The Assassination of the Archduke by Greg King

The Assassination of the Archduke by Greg King

Author:Greg King
Language: eng
Format: epub
Publisher: St. Martin's Publishing Group


THIRTEEN

The Fatal Invitation

A collision of wills seemed inevitable between Franz Ferdinand and Conrad, especially after the summer of 1913. On August 17, the emperor promoted the archduke to inspector general of the empire’s armed forces. A delighted Franz Ferdinand decided to rush to Ischl, where the emperor was on holiday, and thank him personally. He tried to bring Sophie, thinking that the emperor would not object to her presence at a private dinner, but he had not counted on Franz Josef’s continued ambivalence.
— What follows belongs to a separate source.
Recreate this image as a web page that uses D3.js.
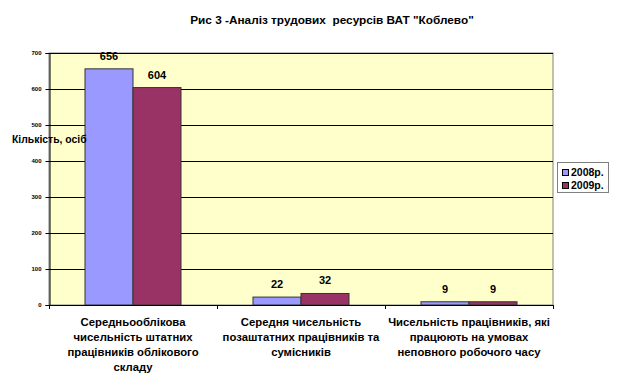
<!DOCTYPE html>
<html><head><meta charset="utf-8">
<script src="https://cdn.jsdelivr.net/npm/d3@7"></script>
<style>body{margin:0;background:#fff;}svg{display:block;font-family:"Liberation Sans",Arial,sans-serif;}</style>
</head><body>
<script>
const categories = [
  ["Середньооблікова","чисельність штатних","працівників облікового","складу"],
  ["Середня чисельність","позаштатних працівників та","сумісників"],
  ["Чисельність працівників, які","працюють на умовах","неповного робочого часу"]
];
const seriesNames = ["2008р.","2009р."];
const values2008 = [656, 22, 9];
const values2009 = [604, 32, 9];
const yTicks = [0,100,200,300,400,500,600,700];
const colors = ["#9999FF","#993366"];

const W=622,H=388;
const svg=d3.select("body").append("svg").attr("width",W).attr("height",H);
const L=49,R=553,T=53,B=305;
const x=d3.scaleBand().domain(d3.range(categories.length)).range([L,R]).paddingInner(0).paddingOuter(0);
const y=d3.scaleLinear().domain([0,700]).range([B,T]);

svg.append("rect").attr("x",L).attr("y",T).attr("width",R-L).attr("height",B-T).attr("fill","#FFFFCC").attr("stroke","#808080").attr("stroke-width",1);
svg.append("g").selectAll("line").data(yTicks.slice(1)).join("line")
  .attr("x1",L).attr("x2",R).attr("y1",d=>Math.round(y(d))+0.5).attr("y2",d=>Math.round(y(d))+0.5)
  .attr("stroke","#000").attr("stroke-width",1);

// bars
const groupW=96, barW=48;
const data=[values2008,values2009];
data.forEach((vals,si)=>{
  svg.append("g").selectAll("rect").data(vals).join("rect")
    .attr("x",(d,i)=>x(i)+x.bandwidth()/2-groupW/2+si*barW)
    .attr("y",d=>y(d)).attr("width",barW).attr("height",d=>B-y(d))
    .attr("fill",colors[si]).attr("stroke","#333").attr("stroke-width",1);
  svg.append("g").selectAll("text").data(vals).join("text")
    .attr("x",(d,i)=>x(i)+x.bandwidth()/2-groupW/2+si*barW+barW/2)
    .attr("y",d=>y(d)-9).attr("text-anchor","middle")
    .attr("font-size",11).attr("font-weight","bold").text(d=>d);
});

// y axis
const yAxis=d3.axisLeft(y).tickValues(yTicks).tickSize(4).tickPadding(4);
const ga=svg.append("g").attr("transform",`translate(${L+0.5},0)`).call(yAxis);
ga.select(".domain").attr("stroke","#000");
ga.selectAll("text").attr("font-size",6).attr("font-weight","bold").attr("font-family","Liberation Sans, Arial");
// x axis
svg.append("line").attr("x1",L).attr("x2",R).attr("y1",B+0.5).attr("y2",B+0.5).attr("stroke","#000");
svg.append("g").selectAll("line").data(d3.range(categories.length+1)).join("line")
  .attr("x1",i=>(i<categories.length?x(i):R)+0.5).attr("x2",i=>(i<categories.length?x(i):R)+0.5)
  .attr("y1",B).attr("y2",B+4).attr("stroke","#000");

// category labels
categories.forEach((lines,i)=>{
  const t=svg.append("text").attr("text-anchor","middle").attr("font-size",11.3).attr("font-weight","bold");
  lines.forEach((ln,j)=>t.append("tspan").attr("x",x(i)+x.bandwidth()/2).attr("y",326+j*15).text(ln));
});

// title
svg.append("text").attr("x",332).attr("y",24).attr("text-anchor","middle").attr("font-size",11.8).attr("font-weight","bold")
  .style("white-space","pre").text("Рис 3 -Аналіз трудових  ресурсів ВАТ \"Коблево\"");
// y label
svg.append("text").attr("x",12).attr("y",143).attr("font-size",10.4).attr("font-weight","bold").text("Кількість, осіб");

// legend
const lg=svg.append("g");
lg.append("rect").attr("x",557.5).attr("y",162.5).attr("width",51).attr("height",30).attr("fill","#fff").attr("stroke","#000").attr("stroke-dasharray","1,1");
seriesNames.forEach((n,i)=>{
  lg.append("rect").attr("x",562.5).attr("y",169.5+i*13).attr("width",6).attr("height",6).attr("fill",colors[i]).attr("stroke","#000");
  lg.append("text").attr("x",571).attr("y",176+i*13).attr("font-size",10.5).attr("font-weight","bold").text(n);
});
</script>
</body></html>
On learning of his nephew’s plan, the emperor craftily asked Bardolff to dine with him as well. As head of the archduke’s Military Chancery, Bardolff ’s invitation turned a private occasion into an official dinner, and one from which Sophie was thereby excluded.1

Three weeks later, in September of 1913, the archduke attended the autumn maneuvers in Bohemia as inspector general for the first time. Things went badly between him and General Conrad. The archduke berated the general, accusing him of inefficiency, and angrily confronted him over missing church services (Conrad was an atheist). It was, Conrad complained to a friend, “a scene without parallel”; never before had he been subjected to such brutality.2 By the time the maneuvers had ended, Franz Ferdinand was even more determined to replace Conrad. As for the chief of the general staff, he, too, left Bohemia depressed and disgruntled. On his return to Vienna he again submitted a letter of resignation, but the emperor again refused to accept it.3 “As highly as the Archduke formerly praised him to the skies,” said an observer, “so now he hates him.”4

This was the backdrop to the fateful invitation to attend army maneuvers the following June near the Bosnian capital of Sarajevo. Even after a century the circumstances surrounding the invitation are surprisingly muddy. Conrad gave two contradictory versions. He insisted that he first learned of the visit on September 16, when the archduke personally told him he planned to attend and to take Sophie with him.5 Yet Conrad later said he knew nothing of the proposal until September 29, when General Oskar Potiorek, governor-general of Bosnia, informed him of the archduke’s plan.6 “On whose initiative the decision to attend the maneuvers rested,” Conrad wrote, “I do not know.”7

Many historians have assumed that Franz Ferdinand’s recent elevation to inspector general of the armed forces demanded his attendance at the Bosnian maneuvers. This is what his son Max later suggested, saying that his father felt obligated to appear in his role at the head of the Imperial Army.8 In fact, though, Franz Ferdinand went to Bosnia only as an observer. He did not attend the maneuvers as inspector general and had no official role in the exercises.9

Max suggested that his father was excited about attending the impending maneuvers in Bosnia.10 Perhaps this was true, when the proposal merely involved watching the exercises and staying at a nearby resort, but any enthusiasm for the trip quickly waned when it swelled to encompass an unwelcome ceremonial visit to the Bosnian capital of Sarajevo.